Leong shared her expertise globally, presenting her work to professionals worldwide, including the European Fish Association in Spain and aquaculture farms in Japan, Norway, China, and Chile. Due to limited resources, some of these farms practiced diverse ways to treat fish diseases.

Four individuals sitting at a Japanese restaurant table wearing food garments.

On October 24, 1991 Leong (center) celebrates and shares new discoveries with her colleagues at the Oji International Symposium on Salmonid Diseases in Sapporo, Japan. This is one of multiple international events Leong attended.

“Salmon lice is a huge problem, and they couldn’t use some of the anti-lice compounds,” she said. Given that some of the salmon were raised for human consumption, alternative measures were sought. “Sometimes they would bring out a bag of rotting onions from the tank because they were hoping it would keep the lice away. It was the only thing they had at the time.”

A vaccine could change that. Numerous farms sought to develop and use antiviral vaccines for their struggling marine life, which Leong’s work made possible.

Moving forward and across the ocean

After her time at Oregon State, she returned to Hawaii to help take care of her family, including her now 101-year-old mother and 103-year-old father. Departing from Oregon State meant she had to drop her virology research.

She landed a new position as director of the Marine Institute at the University of Hawaii at Manoa. The problem was she is a microbiologist – not a marine biologist.

When she arrived, the lab needed a microbiology background in aquaculture, especially in fish rearing and coral disease research. With 17 other faculty members, Leong led the Hawaii Institute of Marine Biology, including more than 50 graduate students.

Despite being an ocean away, she aimed to maintain her strong Oregon roots. “I used my own funds to bring some of the faculty over. I tried very hard to keep those friendships very strong because I didn’t want to leave them.”

Leong's leadership roles grew including serving as the chairman of the Board of Directors for the Center for Tropical and Subtropical Aquaculture, the president of the National Association of Marine Laboratories, and on the executive secretariat for the National Advisory Committee on Development and Assessment of Climate. When she retired, she thought about stopping science but when her friends kept calling her up to edit new books, she couldn’t resist.

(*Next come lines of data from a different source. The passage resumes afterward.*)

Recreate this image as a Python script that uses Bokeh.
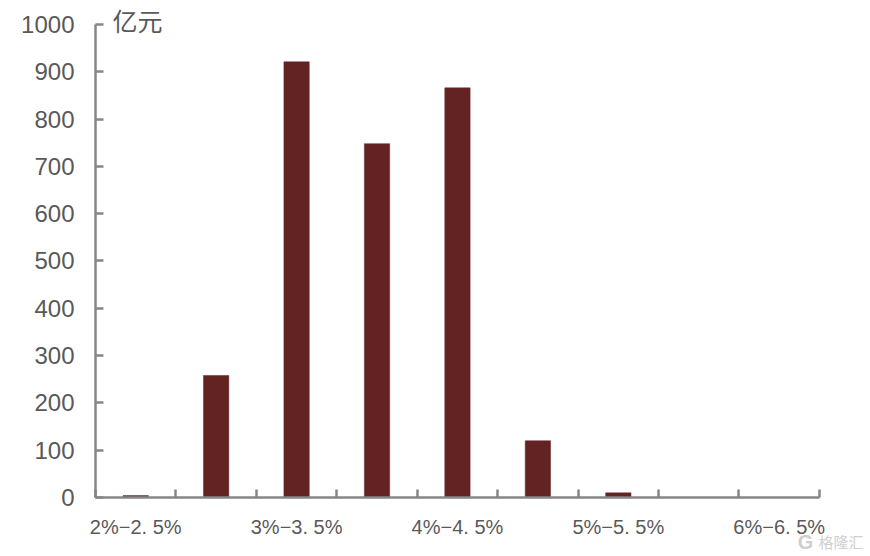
from bokeh.plotting import figure
from bokeh.models import Range1d, LinearAxis, FixedTicker, Label
from bokeh.embed import file_html
from bokeh.resources import INLINE

categories = ["2%−2. 5%", "2. 5%−3%", "3%−3. 5%", "3. 5%−4%", "4%−4. 5%",
              "4. 5%−5%", "5%−5. 5%", "5. 5%−6%", "6%−6. 5%"]
values = [4, 258, 921, 748, 866, 120, 10, 0, 0]
y_ticks = [0, 100, 200, 300, 400, 500, 600, 700, 800, 900, 1000]
unit = "亿元"
watermark = "格隆汇"
logo = "G"

BAR = "#642323"
AXIS = "#868686"
TEXT = "#595959"
FONT = "Liberation Sans"
CJK = "Noto Sans CJK SC"

n = len(categories)
x = [i + 0.5 for i in range(n)]

# The frame fills the canvas so nothing is clipped; axes are pinned at 0 and
# bounded to the data area.
p = figure(width=870, height=556, output_backend="svg", toolbar_location=None,
           x_range=Range1d(-1.181, 9.635), y_range=Range1d(-124.7, 1050.7),
           x_axis_location=None, y_axis_location=None,
           min_border_left=0, min_border_right=0, min_border_top=0, min_border_bottom=0)
p.outline_line_color = None
p.xgrid.visible = False
p.ygrid.visible = False
p.background_fill_color = "white"

p.vbar(x=x, top=values, bottom=0, width=0.315, fill_color=BAR, line_color=BAR, line_width=0.5)

yax = LinearAxis(ticker=FixedTicker(ticks=y_ticks), bounds=(0, 1000), fixed_location=0)
yax.axis_line_color = AXIS
yax.axis_line_width = 2.5
yax.major_tick_line_color = AXIS
yax.major_tick_line_width = 2.5
yax.major_tick_in = 8
yax.major_tick_out = 0
yax.major_label_text_color = TEXT
yax.major_label_text_font = FONT
yax.major_label_text_font_size = "24px"
yax.major_label_standoff = 21
yax.minor_tick_line_color = None
p.add_layout(yax, "left")

tick_ax = LinearAxis(ticker=FixedTicker(ticks=list(range(n + 1))), bounds=(0, n), fixed_location=0)
tick_ax.axis_line_color = AXIS
tick_ax.axis_line_width = 2.5
tick_ax.major_tick_line_color = AXIS
tick_ax.major_tick_line_width = 2.5
tick_ax.major_tick_in = 8
tick_ax.major_tick_out = 0
tick_ax.major_label_text_font_size = "0px"
tick_ax.major_label_text_color = None
tick_ax.major_label_standoff = 0
tick_ax.minor_tick_line_color = None
p.add_layout(tick_ax, "below")

label_pos = x[::2]
lab_ax = LinearAxis(ticker=FixedTicker(ticks=label_pos), fixed_location=0)
lab_ax.major_label_overrides = {pos: categories[i * 2] for i, pos in enumerate(label_pos)}
lab_ax.axis_line_color = None
lab_ax.major_tick_line_color = None
lab_ax.minor_tick_line_color = None
lab_ax.major_tick_in = 0
lab_ax.major_tick_out = 0
lab_ax.major_label_text_color = TEXT
lab_ax.major_label_text_font = FONT
lab_ax.major_label_text_font_size = "20px"
lab_ax.major_label_standoff = 18
p.add_layout(lab_ax, "below")

p.add_layout(Label(x=0.21, y=1000, y_offset=4, text=unit, text_color=TEXT, text_font=CJK,
                   text_font_size="25px", text_baseline="middle", text_align="left"))
p.add_layout(Label(x=863, y=15, x_units="screen", y_units="screen", text=watermark, text_color="#cfcfcf",
                   text_font=CJK, text_font_size="15px", text_baseline="middle", text_align="right"))
p.add_layout(Label(x=805, y=15, x_units="screen", y_units="screen", text=logo, text_color="#cfcfcf",
                   text_font="Liberation Sans", text_font_style="bold", text_font_size="20px",
                   text_baseline="middle", text_align="center"))

open("out.html", "w").write(file_html(p, INLINE))
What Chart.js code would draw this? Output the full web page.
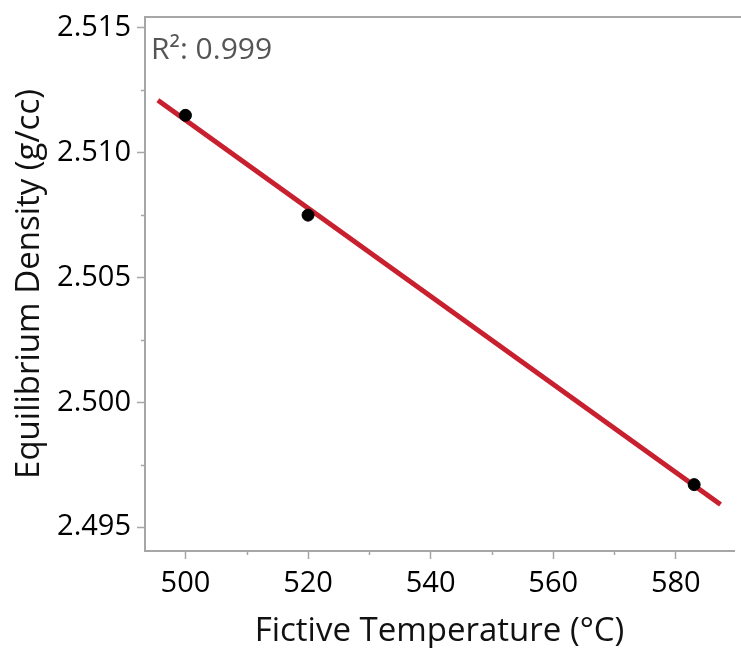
<!DOCTYPE html>
<html>
<head>
<meta charset="utf-8">
<script src="https://cdn.jsdelivr.net/npm/chart.js@4/dist/chart.umd.min.js"></script>
<style>
html,body{margin:0;padding:0;background:#fff;overflow:hidden;}
canvas{display:block;}
</style>
</head>
<body>
<canvas id="c"></canvas>
<script>
// Data
const tempX = [500, 520, 583];
const densityY = [2.5115, 2.5075, 2.4967];
const fitX = [495.5, 587.3];
const fitY = [2.5121, 2.4959];
const xTicks = [500, 510, 520, 530, 540, 550, 560, 570, 580];
const xLabelTicks = [500, 520, 540, 560, 580];
const yTicks = [2.495, 2.4975, 2.5, 2.5025, 2.505, 2.5075, 2.51, 2.5125, 2.515];
const yLabelTicks = [2.495, 2.5, 2.505, 2.51, 2.515];
const r2Text = 'R\u00B2: 0.999';
const xTitle = 'Fictive Temperature (\u00B0C)';
const yTitle = 'Equilibrium Density (g/cc)';

const FONT = "'Open Sans', 'Noto Sans', sans-serif";
const AXIS = '#a6a6a6';
const MINOR_LEN = 4;

const cv = document.getElementById('c');
cv.width = 741;
cv.height = 648;
cv.style.width = '741px';
cv.style.height = '648px';

const isLabel = (arr, v) => arr.some(a => Math.abs(a - v) < 1e-7);

const extras = {
  id: 'extras',
  afterDraw(chart) {
    const {ctx, chartArea} = chart;
    const xs = chart.scales.x, ys = chart.scales.y;
    ctx.save();
    ctx.strokeStyle = AXIS;
    ctx.lineWidth = 2;
    ctx.beginPath();
    ctx.moveTo(chartArea.left, chartArea.top);
    ctx.lineTo(chart.width, chartArea.top);
    ctx.stroke();
    // minor ticks (shorter)
    ctx.lineWidth = 1.5;
    ctx.beginPath();
    xTicks.filter(v => !isLabel(xLabelTicks, v)).forEach(v => {
      const px = Math.round(xs.getPixelForValue(v)) + 0.5;
      ctx.moveTo(px, chartArea.bottom);
      ctx.lineTo(px, chartArea.bottom + MINOR_LEN);
    });
    yTicks.filter(v => !isLabel(yLabelTicks, v)).forEach(v => {
      const py = Math.round(ys.getPixelForValue(v)) + 0.5;
      ctx.moveTo(chartArea.left, py);
      ctx.lineTo(chartArea.left - MINOR_LEN, py);
    });
    ctx.stroke();
    ctx.fillStyle = '#555555';
    ctx.font = "30px " + FONT;
    ctx.textBaseline = 'alphabetic';
    ctx.textAlign = 'left';
    ctx.fillText(r2Text, chartArea.left + 6, chartArea.top + 42);
    ctx.restore();
  }
};

const tickCol = labels => ctx => (ctx.tick && isLabel(labels, ctx.tick.value)) ? AXIS : 'rgba(0,0,0,0)';

new Chart(cv, {
  type: 'scatter',
  data: {
    datasets: [
      {
        label: 'data',
        data: tempX.map((x, i) => ({x: x, y: densityY[i]})),
        backgroundColor: '#000',
        borderColor: '#000',
        pointRadius: 6,
        pointHoverRadius: 6,
        showLine: false
      },
      {
        label: 'fit',
        data: fitX.map((x, i) => ({x: x, y: fitY[i]})),
        borderColor: '#c8202f',
        backgroundColor: '#c8202f',
        borderWidth: 5,
        pointRadius: 0,
        showLine: true,
        borderCapStyle: 'butt'
      }
    ]
  },
  options: {
    responsive: false,
    animation: false,
    devicePixelRatio: 1,
    layout: {padding: {top: 17, right: 0, left: 0, bottom: 0}},
    plugins: {legend: {display: false}, tooltip: {enabled: false}},
    scales: {
      x: {
        type: 'linear',
        min: 493.4,
        max: 589.5,
        afterBuildTicks(s) { s.ticks = xTicks.map(v => ({value: v})); },
        afterFit(s) { s.height = 97; s.paddingLeft = 0; s.paddingRight = 0; },
        border: {display: true, color: AXIS, width: 2},
        grid: {display: true, drawOnChartArea: false, drawTicks: true, tickLength: 8, tickColor: tickCol(xLabelTicks), tickWidth: 1.5},
        ticks: {
          color: '#000',
          font: {family: FONT, size: 29},
          padding: 7,
          maxRotation: 0,
          autoSkip: false,
          callback: v => isLabel(xLabelTicks, v) ? String(v) : ''
        },
        title: {display: true, text: xTitle, color: '#111', font: {family: FONT, size: 33, lineHeight: 1.0}, padding: {top: 0, bottom: 0}}
      },
      y: {
        type: 'linear',
        min: 2.49404,
        max: 2.51544,
        afterBuildTicks(s) { s.ticks = yTicks.map(v => ({value: v})); },
        afterFit(s) { s.width = 145; s.paddingTop = 0; s.paddingBottom = 0; },
        border: {display: true, color: AXIS, width: 2},
        grid: {display: true, drawOnChartArea: false, drawTicks: true, tickLength: 8, tickColor: tickCol(yLabelTicks), tickWidth: 1.5},
        ticks: {
          color: '#000',
          font: {family: FONT, size: 29},
          padding: 6,
          autoSkip: false,
          callback: v => isLabel(yLabelTicks, v) ? v.toFixed(3) : ''
        },
        title: {display: true, text: yTitle, color: '#111', font: {family: FONT, size: 33, lineHeight: 1.0}, padding: {top: 13, bottom: 0}}
      }
    }
  },
  plugins: [extras]
});
</script>
</body>
</html>
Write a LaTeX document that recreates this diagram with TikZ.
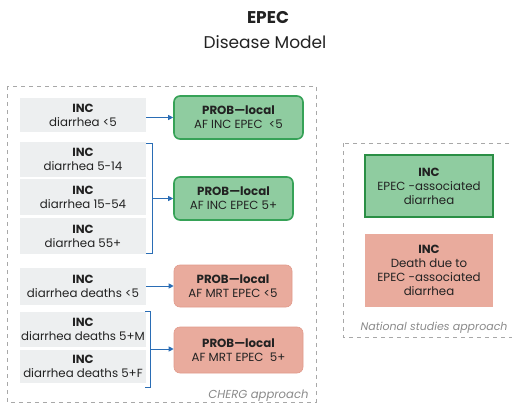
\documentclass[tikz,border=0pt]{standalone}
\usepackage{fontspec}
\setmainfont{Poppins}
\usetikzlibrary{arrows.meta}
\definecolor{grayfill}{HTML}{EDEFF0}
\definecolor{greenfill}{HTML}{8FCCA0}
\definecolor{greenline}{HTML}{36A257}
\definecolor{greendark}{HTML}{2A8F45}
\definecolor{redfill}{HTML}{E9AB9D}
\definecolor{redline}{HTML}{E19A8B}
\definecolor{linkblue}{HTML}{2A6DB5}
\definecolor{dashgray}{HTML}{A8A8A8}
\definecolor{notegray}{HTML}{8A8A8A}
\definecolor{textdark}{HTML}{222222}
\tikzset{
  txt/.style={font=\fontsize{11.8}{14}\selectfont, text=textdark, align=center},
  incbox/.style={txt, fill=grayfill, draw=none, minimum width=126pt, inner sep=0pt},
  probgreen/.style={txt, fill=greenfill, draw=greenline, line width=1.6pt, rounded corners=6pt, inner sep=0pt},
  probred/.style={txt, fill=redfill, draw=redline, line width=0.6pt, rounded corners=6pt, inner sep=0pt},
  natgreen/.style={txt, fill=greenfill, draw=greendark, line width=1.8pt, inner sep=0pt, minimum width=128pt},
  natred/.style={txt, fill=redfill, draw=none, inner sep=0pt, minimum width=128pt},
  group/.style={draw=dashgray, line width=0.7pt, dash pattern=on 4pt off 4pt},
  link/.style={draw=linkblue, line width=1pt, -{Triangle[length=5pt,width=5pt]}},
  brace/.style={draw=linkblue, line width=1pt},
  note/.style={font=\fontsize{11.6}{14}\selectfont\itshape, text=notegray}
}
\begin{document}
\begin{tikzpicture}[x=1pt,y=-1pt]
\useasboundingbox (0,0) rectangle (512,407);

% title
\node[font=\fontsize{17}{20}\selectfont\bfseries, text=textdark] (title) at (268,18) {EPEC};
\node[font=\fontsize{17}{20}\selectfont, text=textdark] (subtitle) at (265,42) {Disease Model};

% group frames
\draw[group] (7,86) rectangle (316,402);
\draw[group] (343,143) rectangle (520,337);
\node[note, anchor=east] (cherg) at (312,396) {CHERG approach};
\node[note, anchor=east, font=\fontsize{11}{13}\selectfont\itshape] (national) at (511,328) {National studies approach};

% incidence inputs
\node[incbox, minimum height=34pt] (i1) at (83,115) {\textbf{INC}\\diarrhea <5};
\node[incbox, minimum height=35pt] (i2) at (83,159.5) {\textbf{INC}\\diarrhea 5-14};
\node[incbox, minimum height=36pt] (i3) at (83,197) {\textbf{INC}\\diarrhea 15-54};
\node[incbox, minimum height=36pt] (i4) at (83,236) {\textbf{INC}\\diarrhea 55+};
\node[incbox, minimum height=37pt] (i5) at (83,286.5) {\textbf{INC}\\diarrhea deaths <5};
\node[incbox, minimum height=35pt] (i6) at (83,329.5) {\textbf{INC}\\diarrhea deaths 5+M};
\node[incbox, minimum height=33pt] (i7) at (83,366.5) {\textbf{INC}\\diarrhea deaths 5+F};

% local probabilities
\node[probgreen, minimum width=129pt, minimum height=43pt] (p1) at (238.5,117.5) {\textbf{PROB—local}\\AF INC EPEC \ <5};
\node[probgreen, minimum width=119pt, minimum height=43pt] (p2) at (233.5,198.5) {\textbf{PROB—local}\\AF INC EPEC 5+};
\node[probred, minimum width=118pt, minimum height=42pt] (p3) at (233,286) {\textbf{PROB—local}\\AF MRT EPEC <5};
\node[probred, minimum width=129pt, minimum height=46pt] (p4) at (238.5,350) {\textbf{PROB—local}\\AF MRT EPEC \ 5+};

% national study outcomes
\node[natgreen, minimum height=62pt] (n1) at (429,186) {\textbf{INC}\\EPEC -associated\\diarrhea};
\node[natred, minimum height=73pt] (n2) at (429,270.5) {\textbf{INC}\\Death due to\\EPEC -associated\\diarrhea};

% brackets grouping age bands
\coordinate (b1t) at (152,143);
\coordinate (b1b) at (152,253);
\coordinate (b1m) at (152,198.5);
\draw[brace] (146,143) -- (b1t) -- (b1b) -- (146,253);
\coordinate (b2t) at (150,311);
\coordinate (b2b) at (150,387);
\coordinate (b2m) at (150,349);
\draw[brace] (145,311) -- (b2t) -- (b2b) -- (145,387);

% connectors
\draw[link] (i1.east |- p1.west) -- (p1.west);
\draw[link] (b1m) -- (p2.west |- b1m);
\draw[link] (i5.east |- p3.west) -- (p3.west);
\draw[link] (b2m) -- (p4.west |- b2m);
\end{tikzpicture}
\end{document}
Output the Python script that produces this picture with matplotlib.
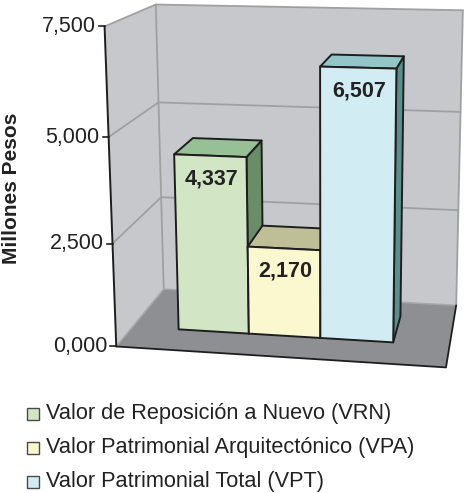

When recalling her wild water adventures, she offers advice for aspiring scientists. “When I was young, I wish I knew to choose subjects and people not because they make you feel good, but because they are doing wonderful things for science and society,” Leong said. “Look to the future and decide what it is that you want, short and long-term, and then make the decision.”

Currently, she enjoys painting, playing piano, growing tomatoes, embarking on boat trips to Indonesia, and engaging in things she didn’t have time for before. Not to mention creating more memories with her husband in a marriage of 57 years and counting.

Even though many years have come and gone, she doesn’t forget the people who supported her through the struggles and the triumphs.

“I grew up as a scientist, teacher, and communicator at Oregon State,” Leong said. “My colleagues have been supportive and the College of Science administration as well as the College of Agricultural Sciences were so helpful as I was struggling as a young professor.”